Мышеловка а-ля 90-е | страница 38
Это случилось внезапно, в ответ на мой удар ногой, который всё-таки достиг цели и попал в область чуть ниже живота Давида. Я испытал ощущение, будто об мою голову сломали кирпич. Так вот ты какой…пресловутый хук от Давида. Меня не свалило с ног от инерции удара, но и продолжать уже не было возможности и смысла. Кулак Давида рассёк мою левую бровь, и хлынувшая водопадом кровь стремительно стала заливать моё лицо. Буратина и Уксус оттащили моё поверженное тело в беседку, где пытались оказать мне первую помощь, безуспешно пытаясь остановить кровь.
Тем временем, по ту сторону накрывшей меня кровавой завесы разыгрывалась новая драма. Из обрывочных фрагментов перепалки, которую я слышал, когда приходил в себя, было понятно, что Геракл, возмущённый такой хладнокровной и кровавой расправой желал немедленной сатисфакции. Давид, судя по всему, принял вызов под восторженные крики зрителей, которые имели удовольствие наблюдать второй бой подряд. В этот момент я был больше озабочен своим здоровьем, тем, чтобы из меня, как из разбитого кувшина не вылилась вся кровь и, прижимая к голове насквозь промокший платок, мог только слышать, что происходило на импровизированном ринге. А там случилось чудо. Гераклу удалось то, что планировал и должен был исполнить я. В первые же секунды боя он поднырнул под безжалостный маховик Давида, сделал полшага вперёд и впечатал свою правую прямо под обрез вздёрнутого носа в верхнюю пухлую губу. От болезненного удара, Давид вскрикнул и сел на корточки, закрыв лицо ладошками. Это была чистая победа Геракла, детали которой он будет в подробностях рассказывать мне ещё много раз. А пока я слышал только его восторженный рёв и одобрительные возгласы Буратины и Уксуса.
Бровь мне пришлось зашивать, но шрам так и остался на всю жизнь, поэтому бреясь, или примеряя перед зеркалом обновку, я иногда вспоминаю Давида. Ему, кстати в этот же день заштопали верхнюю губу. Шрам скорее всего остался по сию пору, но сейчас его скрывают пышные усы и окладистая поповская борода.

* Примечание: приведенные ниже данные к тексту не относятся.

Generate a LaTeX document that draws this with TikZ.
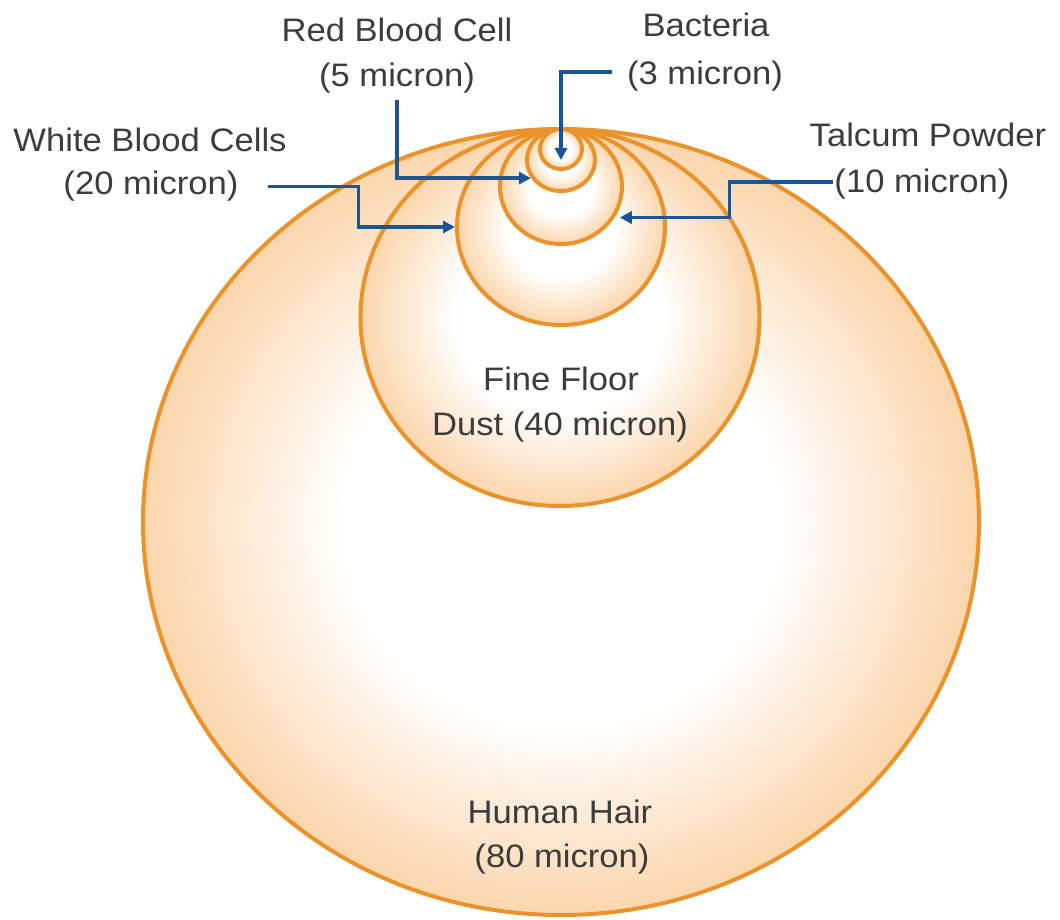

После того боя, Давид оставил своё увлечение. Вообще оставил. Он снова стал безобидным как ягнёнок. Как раз вскоре после этого его накрыло с головой новое увлечение. Это была уже религия. Он углубился в изучение истории христианства и православия. Он бесконечно доставал и читал различные трактовки святых писаний и от этого постоянного чтения изменилась его речь и даже повадки. Теперь Давид говорил притчами и выдержками из святых писаний, много поучал и снова в водил в ступор учителей, трактуя каждый предмет исходя из законов божьих. Словом, тогда бытовало мнение, что у нашего Андрюши засвистела фляга. Уже тогда (естественно с моей подачи) к кличке Давида прилепилось прилагательное «Святой».